The Greatest Comeback

Drexel was able to pull off the biggest comeback in NCAA Division I Men's Basketball history because they defended, made shots and forced turnovers in the second half versus Delaware. 

Of course, that's the simple answer, but when something so incredible happens, something that puts Drexel on the national radar for at least a night, one needs to dig deeper than the numbers.

Those numbers are remarkable though. In the first half, where Delaware was up 53-19 at one point, the Blue Hens shot 61.8 percent from the field and made 10 three-pointers, many uncontested. In the second half, Drexel ramped up their defense and held them to 37.9% from the field, and allowed only one three-pointer.

In the first half Drexel forced just two turnovers and committed eight. In the second half, they pressed the hell out of Delaware and forced eight turnovers while committing just two.

After shooting just 34.3 percent from the filed in the first, the Dragons lit it up at a clip of 56.8 percent while drilling seven three's.

Those are the stats that show you how Drexel was able to win the ballgame, but they won't tell you the story.

I mentioned the press that Drexel applied during the second half.
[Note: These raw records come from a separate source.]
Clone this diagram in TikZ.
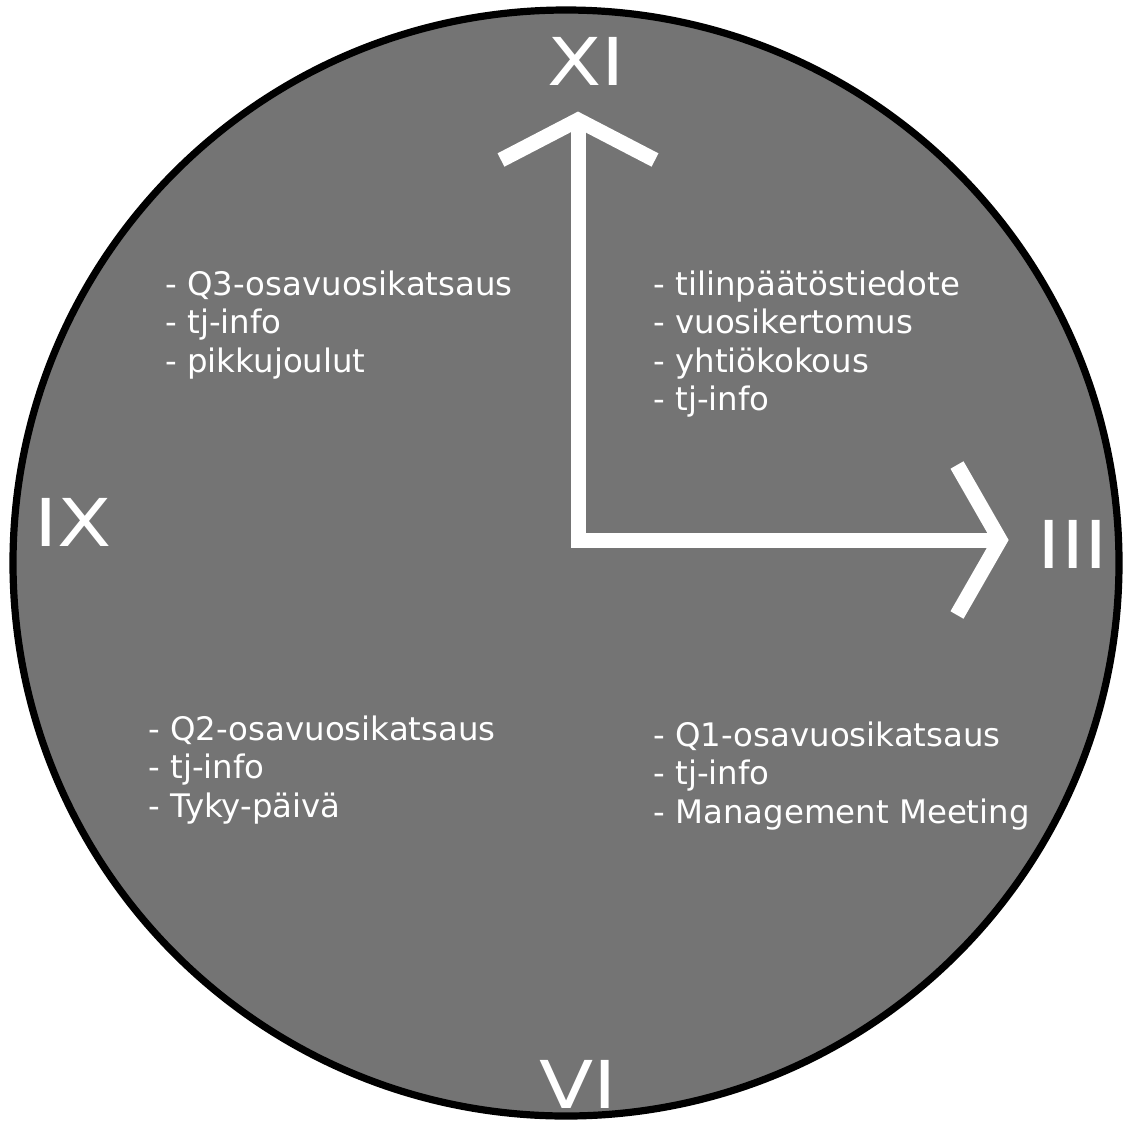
\documentclass[tikz,border=0pt]{standalone}
\usepackage{fontspec}
\setmainfont{DejaVu Sans}
\newfontfamily\numfont[FakeStretch=1.2]{DejaVu Sans}
\begin{document}
\begin{tikzpicture}[x=0.5pt,y=-0.5pt,
  face/.style={circle,draw=black,line width=3.6pt,fill=facegray,minimum size=553pt,inner sep=0pt},
  hand/.style={draw=white,line width=7.5pt,line join=miter,line cap=butt},
  numeral/.style={text=white,inner sep=0pt,font=\numfont\fontsize{33}{33}\selectfont},
  agenda/.style={text=white,inner sep=0pt,anchor=north west,align=left,font=\fontsize{16.2}{19.25}\selectfont}]
\definecolor{facegray}{RGB}{116,116,116}
\useasboundingbox (0,0) rectangle (1131,1121);
% clock face
\node[face] (dial) at (566,563) {};
% hour numerals
\node[numeral] (n12) at (586,61) {XI};
\node[numeral] (n3) at (1073,544) {III};
\node[numeral] (n6) at (578,1084) {VI};
\node[numeral] (n9) at (73,522) {IX};
% hands
\coordinate (hub) at (578,540);
\coordinate (tipup) at (578,120);
\coordinate (tipright) at (1000,540);
\coordinate (upL) at (501,160);
\coordinate (upR) at (655,160);
\coordinate (rtT) at (957,465);
\coordinate (rtB) at (957,615);
\path[hand] (tipup) -- (hub) -- (tipright);
\path[hand] (upL) -- (tipup) -- (upR);
\path[hand] (rtT) -- (tipright) -- (rtB);
% quarter agendas
\node[agenda] (q4) at (165,270) {- Q3-osavuosikatsaus\\- tj-info\\- pikkujoulut};
\node[agenda] (q1) at (653,270) {- tilinpäätöstiedote\\- vuosikertomus\\- yhtiökokous\\- tj-info};
\node[agenda] (q3) at (148,715) {- Q2-osavuosikatsaus\\- tj-info\\- Tyky-päivä};
\node[agenda] (q2) at (653,721) {- Q1-osavuosikatsaus\\- tj-info\\- Management Meeting};
\end{tikzpicture}
\end{document}
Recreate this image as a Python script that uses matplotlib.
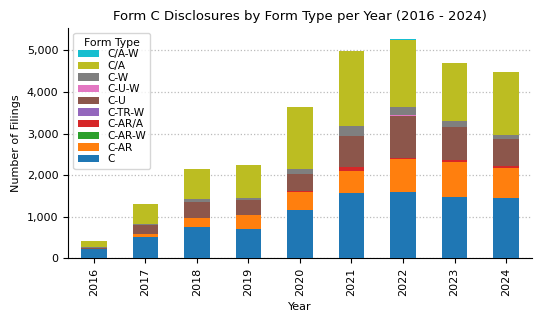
import matplotlib
matplotlib.use("Agg")
import matplotlib.pyplot as plt
import numpy as np
from matplotlib.ticker import FuncFormatter

years = ["2016", "2017", "2018", "2019", "2020", "2021", "2022", "2023", "2024"]
form_types = ["C", "C-AR", "C-AR-W", "C-AR/A", "C-TR-W", "C-U", "C-U-W", "C-W", "C/A", "C/A-W"]

c_vals      = [215, 510, 745, 700, 1160, 1565, 1590, 1470, 1445]
c_ar        = [0, 70, 215, 335, 430, 525, 790, 840, 720]
c_ar_w      = [0, 0, 15, 0, 0, 0, 0, 0, 0]
c_ar_a      = [0, 0, 0, 0, 25, 95, 30, 50, 50]
c_tr_w      = [0, 0, 0, 0, 0, 5, 0, 0, 0]
c_u         = [30, 220, 390, 355, 405, 760, 1020, 790, 645]
c_u_w       = [0, 0, 0, 0, 0, 0, 5, 0, 0]
c_w         = [15, 25, 50, 70, 120, 225, 215, 145, 95]
c_a         = [150, 490, 740, 780, 1510, 1820, 1605, 1410, 1530]
c_a_w       = [0, 0, 0, 0, 0, 0, 25, 0, 0]

series = [c_vals, c_ar, c_ar_w, c_ar_a, c_tr_w, c_u, c_u_w, c_w, c_a, c_a_w]
colors = plt.get_cmap("tab10").colors

fig = plt.figure(figsize=(5.41, 3.22), dpi=100)
ax = fig.add_axes([0.126, 0.198, 0.857, 0.715])
x = np.arange(len(years))
bottom = np.zeros(len(years))
for name, vals, col in zip(form_types, series, colors):
    v = np.array(vals, dtype=float)
    ax.bar(x, v, width=0.5, bottom=bottom, color=col, label=name, zorder=3)
    bottom += v

ax.set_xticks(x)
ax.set_xticklabels(years, rotation=90, fontsize=8)
ax.tick_params(axis="y", labelsize=8)
ax.set_xlim(-0.5, len(years) - 0.5)
ax.set_ylim(0, 5540)
ax.yaxis.set_major_formatter(FuncFormatter(lambda v, p: f"{int(v):,}"))
ax.grid(axis="y", linestyle=":", color="#bbbbbb", linewidth=0.9, zorder=0)
ax.spines["top"].set_visible(False)
ax.spines["right"].set_visible(False)
ax.set_xlabel("Year", fontsize=8)
ax.set_ylabel("Number of Filings", fontsize=8)
ax.set_title("Form C Disclosures by Form Type per Year (2016 - 2024)", fontsize=9.5)

h, l = ax.get_legend_handles_labels()
ax.legend(h[::-1], l[::-1], title="Form Type", fontsize=7.6, title_fontsize=7.8,
          loc="upper left", handlelength=2.0, labelspacing=0.16, borderpad=0.4)

fig.savefig("out.png", dpi=100)
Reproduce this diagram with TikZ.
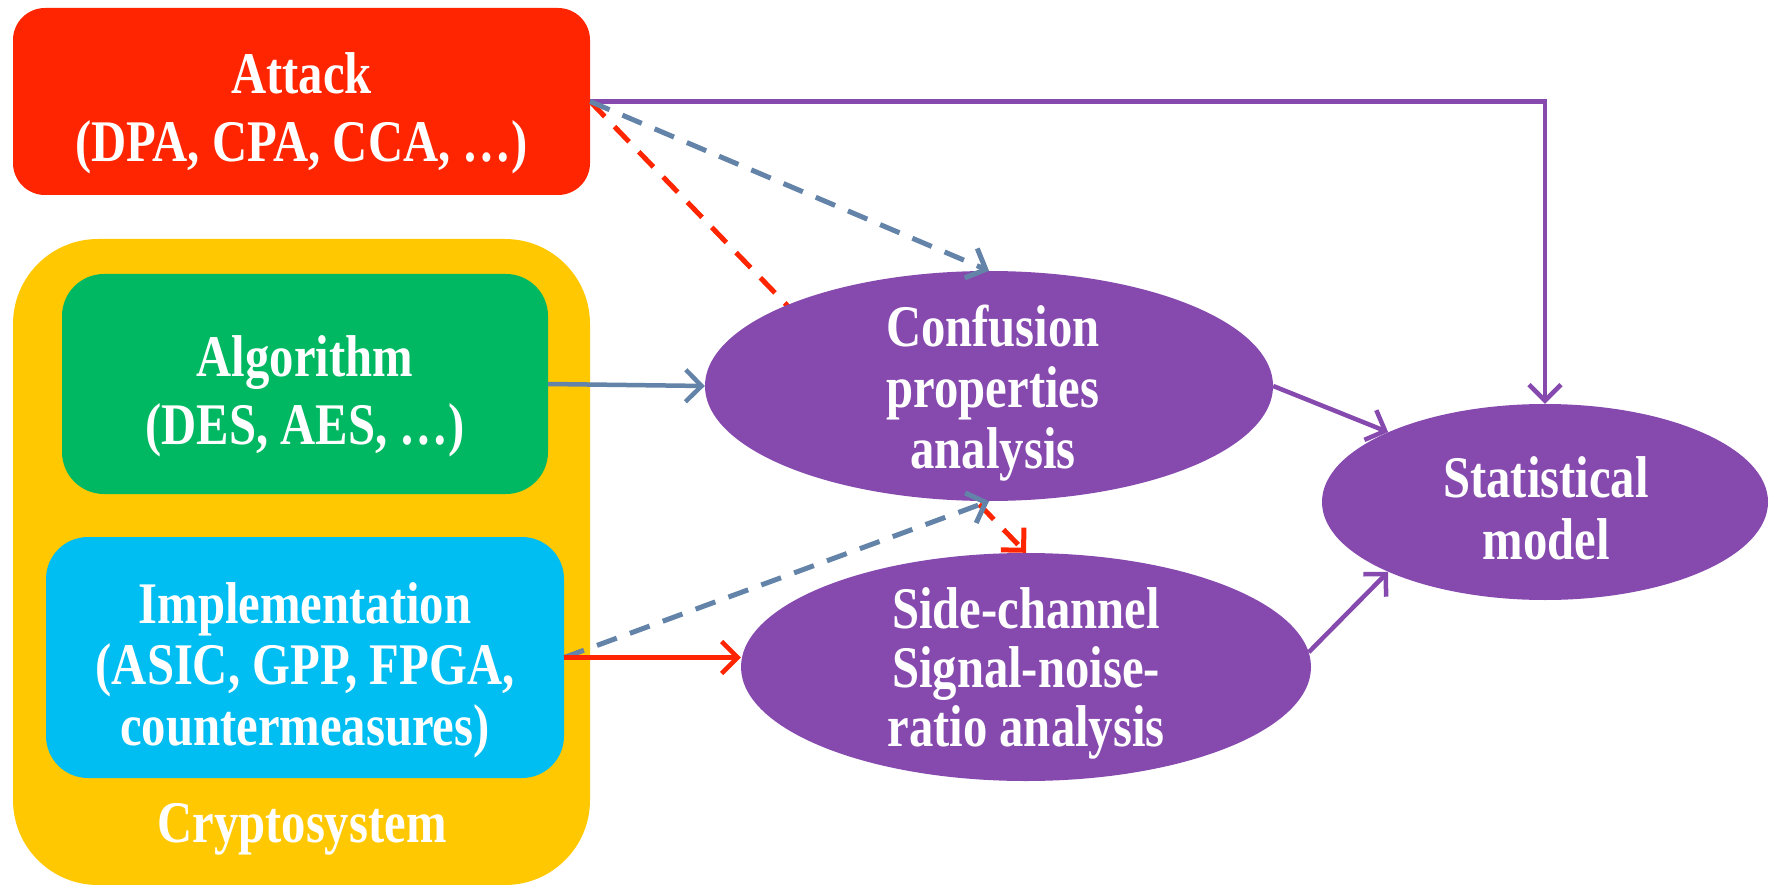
\documentclass[tikz,border=0pt]{standalone}
\usepackage{fontspec}
\setmainfont{Liberation Serif}[FakeStretch=0.825]
\usetikzlibrary{arrows.meta,shapes.geometric,backgrounds}
\definecolor{cred}{HTML}{FF2500}
\definecolor{cyellow}{HTML}{FFC800}
\definecolor{cgreen}{HTML}{00B862}
\definecolor{ccyan}{HTML}{00BEF2}
\definecolor{cpurple}{HTML}{864AAF}
\definecolor{cgray}{HTML}{6383A8}
\tikzset{
  rbox/.style={rectangle, rounded corners=#1, inner sep=0pt},
  txt/.style={text=white, align=center, font=\fontsize{59}{#1}\selectfont\bfseries, inner sep=0pt},
  oval/.style={ellipse, fill=cpurple, inner sep=0pt},
  tipA/.style={-{Straight Barb[length=16pt,width=32pt]}},
  solidline/.style={line width=4.5pt, tipA},
  dashline/.style={line width=5pt, dash pattern=on 21pt off 14pt, tipA},
}
\begin{document}
\begin{tikzpicture}[x=1pt,y=-1pt]
\useasboundingbox (0,0) rectangle (1769,885);
% boxes
\node[rbox=32, fill=cred, minimum width=577pt, minimum height=187pt] (attack) at (301.5,101.5) {};
\node[txt=68] (attackt) at (301.5,113) {Attack\\(DPA, CPA, CCA, …)};
\node[rbox=85, fill=cyellow, minimum width=577pt, minimum height=646pt] (crypto) at (301.5,562) {};
\node[txt=68] (cryptot) at (302,829) {Cryptosystem};
\node[rbox=42, fill=cgreen, minimum width=486pt, minimum height=220pt] (alg) at (305,384) {};
\node[txt=68] (algt) at (305,396) {Algorithm\\(DES, AES, …)};
\node[rbox=42, fill=ccyan, minimum width=518pt, minimum height=241pt] (impl) at (305,657.5) {};
\node[txt=61] (implt) at (305,670) {Implementation\\(ASIC, GPP, FPGA,\\countermeasures)};
% ellipses
\node[oval, minimum width=568pt, minimum height=230pt] (conf) at (989,386) {};
\node[txt=61] (conft) at (993,393) {Confusion\\properties\\analysis};
\node[oval, minimum width=570pt, minimum height=228pt] (side) at (1026,667) {};
\node[txt=59] (sidet) at (1026,673) {Side-channel\\Signal-noise-\\ratio analysis};
\node[oval, minimum width=446pt, minimum height=196pt] (stat) at (1545,502) {};
\node[txt=62] (statt) at (1546,508) {Statistical\\model};
% connectors
\begin{scope}[on background layer]
\draw[dashline, cred] (attack.east) -- (side.north);
\end{scope}
\draw[solidline, cpurple] (attack.east) -| (stat.north);
\draw[dashline, cgray] (attack.east) -- (conf.north);
\draw[solidline, cgray] (alg.east) -- (conf.west);
\draw[dashline, cgray] (impl.east) -- (conf.south);
\draw[solidline, cred] (impl.east) -- (impl.east -| side.west);
\draw[solidline, cpurple] (conf.east) -- (stat.156);
\draw[solidline, cpurple] (side.3) -- (stat.204);
\end{tikzpicture}
\end{document}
Their quick guards wreaked havoc, and Coach Zach Spiker did an excellent job substituting so he always had enough fresh legs on the floor.  Delaware wasn't efficient or quick enough to create 2-on-1 opportunities that pressing often leads to. 

That was just one of the things that stood out from the job Spiker and his staff did. Whatever was said in that locker room at halftime should be bottled up and sold because his team came out focused in the second half. 

To comeback from 34 points down, the coach cannot make one misstep, and the players must execute with no margin for error.

That is what makes a comeback like this so remarkable, but when you look at the players who made it happen, it makes sense.

As a high school senior in Seattle, Tramaine Isabell put on a Washington State hat on signing day. When that didn't work out, it was off to Missouri and a situation in which his talent was undervalued and his coach was clueless. In his first season playing in games for the Dragons, Isabell is making the case for the CAA Player of the Year, and is obviously the best player in the conference. He's doing this on the other side of the country after facing immense adversity, but it's like he has said several times: "I'll never quit."

While Isabell was the star of the game, another transfer provided the toughness that is required to comeback. Troy Harper slapping the floor on defense got me right out of my seat. Harper talks about Philly toughness, and having competed in the Philadelphia Catholic League in high school, he certainly has that. After leaving his hometown to attend Campbell, Harper made the decision to come home, and the only word to use for his intensity in Philly. 

Austin Williams has spend much of his time at Drexel in the shadows of stellar big men, but this year he has emerged from the shadows to lead the CAA in blocked shots. Although he was in foul trouble early, Stretch was able to come up with two key blocks and make some phenomenal interior plays on defense.

Alihan Demir, from Turkey by way of a Wyoming juco has been a pleasant surprise this year, and while he didn't have his best offensive game of the season, he enabled Spiker to play a speedy, small ball lineup to force turnovers because he did a great job rotating with Stretch and not allowing the offense to get behind him. 

Kurk Lee has had a rocky year adapting to a brand new team around him, but he never hung his head and it was his defensive pressure that led to many of the key second half turnovers. The kid from Baltimore who's father was a standout at rival Towson has found a place in Philly, a city that knows big things come in small packages. 

Miles Overton was a standout high school player in Philadelphia, but couldn't get his footing at Wake Forest. His time at Drexel has been marred by injuries, but he stepped up in a big way last night, knocking down two big three's.

Then there is Sammy Mojica. While I was at the first Drexel-Delaware game at Delaware, a woman sitting next to me asked if Mojica was a senior. I told her yes, to which she replied "thank goodness, I'm tired of watching him make three's against us." Mojica was the second leading scorer with 16 points, nine of which came on three's, but his veteran savvy was key on getting necessary stops. Mojica has gone through a lot in his time at Drexel, new coaches and new teammates, and although he doesn't say much, Sammy leads by example. 

When you put all of the pieces together, transfers, adversity, under appreciation, injuries, changes, long roads, etc. you can see that if any team was going to come back in win after being down 34 points, it was these Dragons, a team full of players who have done nothing but fight and claw their whole careers.

I hope we have been standing too close to the picture to see the pieces fitting together, and I hope this win starts a run that leads to a CAA Championship. 

That is what I hope for, but what I know for certain is this team will never quit.